Still, I voted for Mitt Romney. Why? For self-defense and self-preservation. Romney is not very conservative, nor would he have been able to clean up the devastation wrought by the reckless and ideological Obama administration. But Obama’s government is, I would argue, the worst presidential administration in American history. Anything I could do to help resist his assault on liberty, limited government, and religious freedom was worth doing. I realize that a vote for someone like Ron Paul would be in principle the same thing, but in a practical sense and in a manner cognizant of efficacious political morality, I chose the lesser of two evils. In an imperfect world, that is often the best we can do.
This brings me to my first major objection to Ron Paul.

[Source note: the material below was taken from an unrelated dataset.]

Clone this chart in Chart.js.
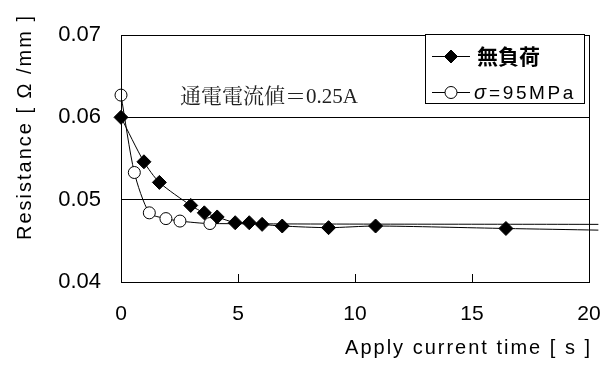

He is neither an ideologue nor a narcissist like Obama is, but his uncompromising commitment to his principles is politically objectionable in my view. Yes, the current political landscape is littered by people who live in a dream world in which money grows on trees and democracy never fails, but you cannot simply ignore such things. The “games” of American politics are utterly corrupt and broken, but the game is the game. It is not a concession to choose to play it when you know you can’t win everything. Compromise is not a dirty word – it is a necessary element of a just and enduring order. The Constitution was a compromise on multiple levels, and this need has never changed.

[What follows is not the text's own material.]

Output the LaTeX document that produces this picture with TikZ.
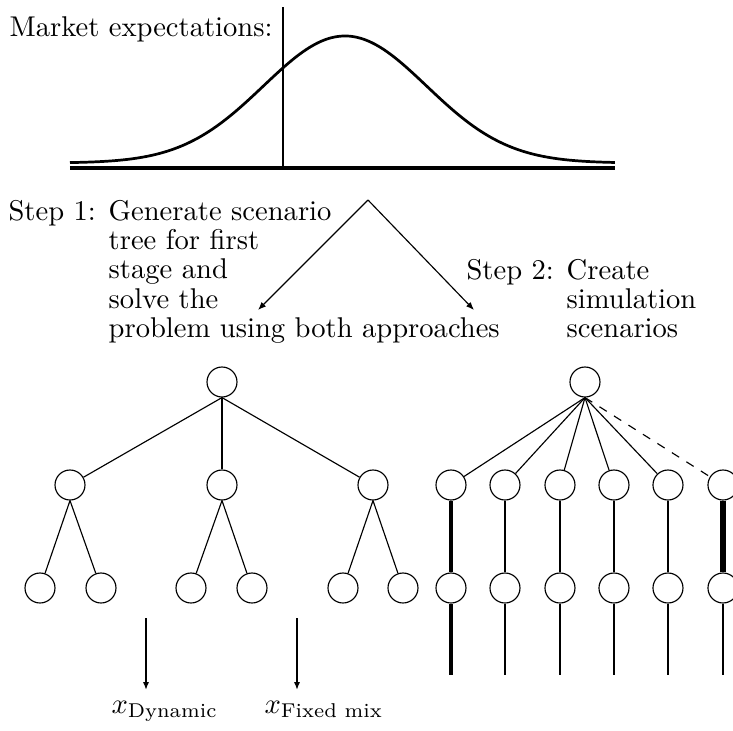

Ron Paul does not strike me as someone willing to make this concession to the “game,” but he would do well to learn some lessons from Machiavelli and Aristotle. Machiavelli taught us essentially that when we stick to our principles, to moralism in an imperfect world, and ignore mankind’s fallen nature we lose both our principles and ourselves and accomplish nothing. But when we account for human nature as it is, for fortuna, necessity, and historical examples and circumstances, we can achieve greater virtù—a more efficacious political sensibility and morality. Of course, Machiavelli is famous for suggesting rather sinister and violent ways in which this may be realized in principalities and republics—so we need an Aristotle. Aristotle encouraged us to look for a golden mean between two extremes, and to always choose our actions and recognize virtue as doing the right thing, at the right time, in the right way, and so on. Yet, unlike Machiavelli, there were certain lines one ought never cross irrespective of means and ends. Certain means and ends would always be evil no matter the circumstances, and I am suspicious of whether or not Machiavelli ever admitted that.

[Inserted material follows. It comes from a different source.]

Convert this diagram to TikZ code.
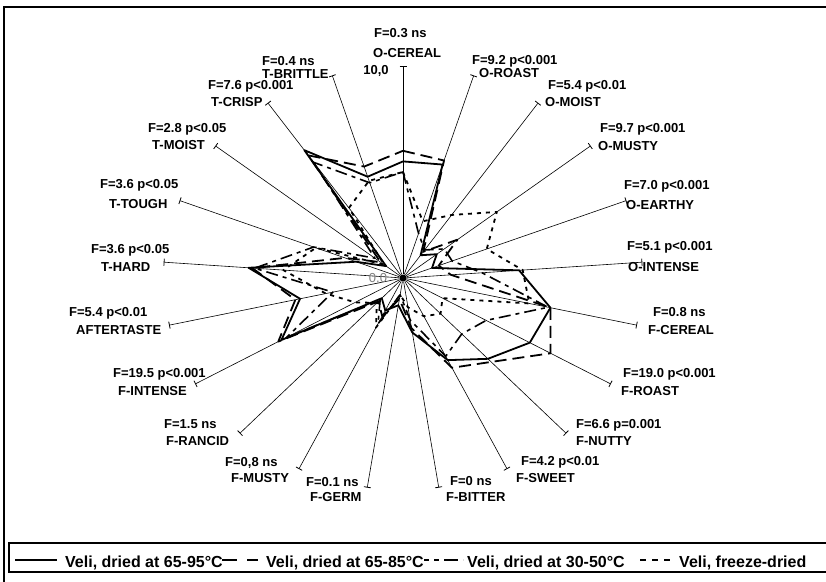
\documentclass[tikz,border=0pt]{standalone}
\usepackage{fontspec}
\setmainfont{Liberation Sans}
\usetikzlibrary{arrows.meta}

\tikzset{
  axisline/.style={line width=0.6pt, -{Bar[width=7pt,line width=0.8pt]}},
  hub/.style={circle, fill=black, inner sep=0pt, minimum size=7pt},
  lbl/.style={font=\bfseries\fontsize{13}{13}\selectfont, inner sep=0pt, anchor=west, text height=9.4pt, text depth=0pt},
  legtxt/.style={font=\bfseries\fontsize{16}{16}\selectfont, inner sep=0pt, anchor=west, text height=11.6pt, text depth=0pt},
  hotdry/.style={line width=1.8pt, line join=round},
  milddry/.style={line width=1.8pt, line join=round, dash pattern=on 12pt off 6pt},
  lowdry/.style={line width=1.6pt, line join=round, dash pattern=on 12pt off 5pt on 4pt off 5pt},
  frzdry/.style={line width=1.8pt, line join=round, dash pattern=on 4pt off 5pt}
}

\begin{document}
\begin{tikzpicture}[x=1pt, y=-1pt]
\useasboundingbox (0,0) rectangle (826,581);

% frame and legend box
\draw[line width=1.5pt] (828,7) -- (4,7) -- (4,583);
\draw[line width=1.5pt] (828,543) -- (9,543) -- (9,572) -- (828,572);

\begin{scope}[shift={(403,278)}, x=24pt, y=21.2pt]
\node[hub] (c) at (0,0) {};
\foreach \k in {0,...,20} {
  \coordinate (e\k) at ({90-\k*360/21}:10);
  \draw[axisline] (c) -- (e\k);
}

% 65-95
\foreach \v [count=\i from 0] in {5.5,5.6,1.3,1.8,1.3,4.85,6.3,6.1,5.2,4.3,2.6,1.3,1.7,1.3,5.85,4.4,6.45,2.1,0.9,7.3,5.0}
  \coordinate (a\i) at ({90-\i*360/21}:\v);
\draw[hotdry] (a0) \foreach \i in {1,...,20} {-- (a\i)} -- cycle;

% 65-85
\foreach \v [count=\i from 0] in {6.0,5.8,1.5,2.9,1.6,2.0,6.3,7.1,5.4,4.7,2.4,1.0,2.0,1.5,6.0,4.6,6.3,2.6,1.2,7.0,5.5}
  \coordinate (b\i) at ({90-\i*360/21}:\v);
\draw[milddry] (b0) \foreach \i in {1,...,20} {-- (b\i)} -- cycle;

% 30-50
\foreach \v [count=\i from 0] in {5.0,2.2,1.6,2.2,2.2,3.3,6.2,4.0,3.6,4.1,2.0,0.8,2.4,1.4,5.6,3.0,6.2,4.0,1.5,6.6,4.7}
  \coordinate (d\i) at ({90-\i*360/21}:\v);
\draw[lowdry] (d0) \foreach \i in {1,...,20} {-- (d\i)} -- cycle;

% freeze-dried
\foreach \v [count=\i from 0] in {5.0,2.8,3.6,5.0,3.75,5.0,5.4,1.9,2.3,2.0,1.4,0.8,2.6,1.6,2.3,3.3,5.0,3.9,1.0,4.0,4.8}
  \coordinate (g\i) at ({90-\i*360/21}:\v);
\draw[frzdry] (g0) \foreach \i in {1,...,20} {-- (g\i)} -- cycle;
\end{scope}

\node[font=\fontsize{13}{13}\selectfont, text=gray, inner sep=0pt] (zero) at (378,279) {0,0};
\node[lbl, anchor=center] (ten) at (376,70) {10,0};

% axis labels
\foreach \k/\ft/\fx/\fy/\nt/\nx/\ny in {
  0/F=0.3 ns/374/33/O-CEREAL/373/53,
  1/F=9.2 p<0.001/472/60/O-ROAST/479/73,
  2/F=5.4 p<0.01/548/85/O-MOIST/545/102,
  3/F=9.7 p<0.001/600/128/O-MUSTY/598/146,
  4/F=7.0 p<0.001/624/185/O-EARTHY/626/205,
  5/F=5.1 p<0.001/627/246/O-INTENSE/628/267,
  6/F=0.8 ns/653/312/F-CEREAL/648/330,
  7/F=19.0 p<0.001/623/373/F-ROAST/621/391,
  8/F=6.6 p=0.001/576/424/F-NUTTY/576/441,
  9/F=4.2 p<0.01/521/461/F-SWEET/516/478,
  10/F=0 ns/450/481/F-BITTER/446/497,
  11/F=0.1 ns/306/482/F-GERM/310/497,
  12/{F=0,8 ns}/225/462/F-MUSTY/231/478,
  13/F=1.5 ns/164/424/F-RANCID/166/441,
  14/F=19.5 p<0.001/113/373/F-INTENSE/118/391,
  15/F=5.4 p<0.01/69/312/AFTERTASTE/76/330,
  16/F=3.6 p<0.05/91/249/T-HARD/101/267,
  17/F=3.6 p<0.05/100/184/T-TOUGH/109/204,
  18/F=2.8 p<0.05/148/128/T-MOIST/152/145,
  19/F=7.6 p<0.001/208/85/T-CRISP/211/102,
  20/F=0.4 ns/262/61/T-BRITTLE/262/74}
{
  \node[lbl] (f\k) at (\fx,\fy) {\ft};
  \node[lbl] (n\k) at (\nx,\ny) {\nt};
}

% legend
\coordinate (s1a) at (15,560);  \coordinate (s1b) at (57,560);
\coordinate (s2a) at (222,560); \coordinate (s2b) at (258,560);
\coordinate (s3a) at (424,560); \coordinate (s3b) at (463,560);
\coordinate (s4a) at (640,560); \coordinate (s4b) at (672,560);
\draw[hotdry] (s1a) -- (s1b);
\draw[milddry, dash pattern=on 15pt off 10pt] (s2a) -- (s2b);
\draw[lowdry, dash pattern=on 5pt off 5pt on 5pt off 5pt on 14pt off 5pt] (s3a) -- (s3b);
\draw[frzdry, dash pattern=on 6pt off 6pt] (s4a) -- (s4b);
\node[legtxt] (l1) at (65,562) {Veli, dried at 65-95°C};
\node[legtxt] (l2) at (266,562) {Veli, dried at 65-85°C};
\node[legtxt] (l3) at (467,562) {Veli, dried at 30-50°C};
\node[legtxt] (l4) at (679,562) {Veli, freeze-dried};
\end{tikzpicture}
\end{document}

In other words, Ron Paul rightly sticks to honorable principles, but would ultimately find them undermined at every turn should he ever make it to the Oval Office. This is why Clinton was so brilliant. He understood better than most that political success was more about playing well than about principles. Of course, we do not “play” for the sake of playing—but for the sake of those very principles. The ends do justify the means in politics (though not always). Obama is learning this the hard way, stubbornly blaming everyone else, arrogantly refusing to compromise, and failing in every way to lead. His principles mean more than the game, and though he has had some rather unfortunate victories, it is the game that has kept even worse successes from becoming a reality. Ron Paul would have to work miracles in Washington to acquire the necessary political coalitions behind his efforts—coalitions unlikely to be realized at present.
My second objection to Ron Paul resides in my suspicion of capitalism. Now I do not object to capitalism as such, and though I have been tempted by distributism, I have not given in. I believe in economic freedom and have no objection to private property or free markets. Yet capitalism must be restrained by a healthy dose of suspicion: that it is the least worst option and must always be checked by other forces. Ron Paul, and especially his son Rand, seem to me (based on reading his book The Revolution, his campaign websites, and TV appearances) to subscribe to a free-market fundamentalism that I cannot embrace. Markets will not save us, and an economic arrangement elevated to the position of a moral absolute can become an end in itself, instead of a means. We see this constantly in the utilitarian justifications of morally reprehensible policies advanced on purely economic grounds. There is also a tendency in capitalism to treat people as less human, and more like mere wallets and consumers. Furthermore, big business can be just as hostile to liberty as big government.
A conservative economics then is a reluctant capitalism which resists the exploitation of local communities and rural resources for the benefit of distant and impersonal large corporations. It’s one which favors small businesses, a workforce that accommodates multiple levels of skills, less distance between the producer and consumer, opposes outsourcing, and favors the least amount of regulation possible. Ultimately if limited government is to become a reality, it must be replaced by something, by strong local communities, families, and churches. Government is not merely huge because of top-down power grabbing, but because the intermediary associations formerly disincentivizing big-government have broken down. Ron and Rand Paul’s enthusiasm for economic liberty, though welcome, would be better received if it made these qualifications.
In sum, Ron Paul is an exceptional man and politician worthy of our attention. But his political morality and excessive enthusiasm for capitalism bother me. So when you comment below in defense of him, I hope you will comment on these grounds. Is he more politically effective than I am letting on? Does he qualify his love for free-markets in a meaningful way that I have overlooked? I could have also mentioned the objectionable positions of libertarianism when it comes to drugs and the environment…but that is for another blog.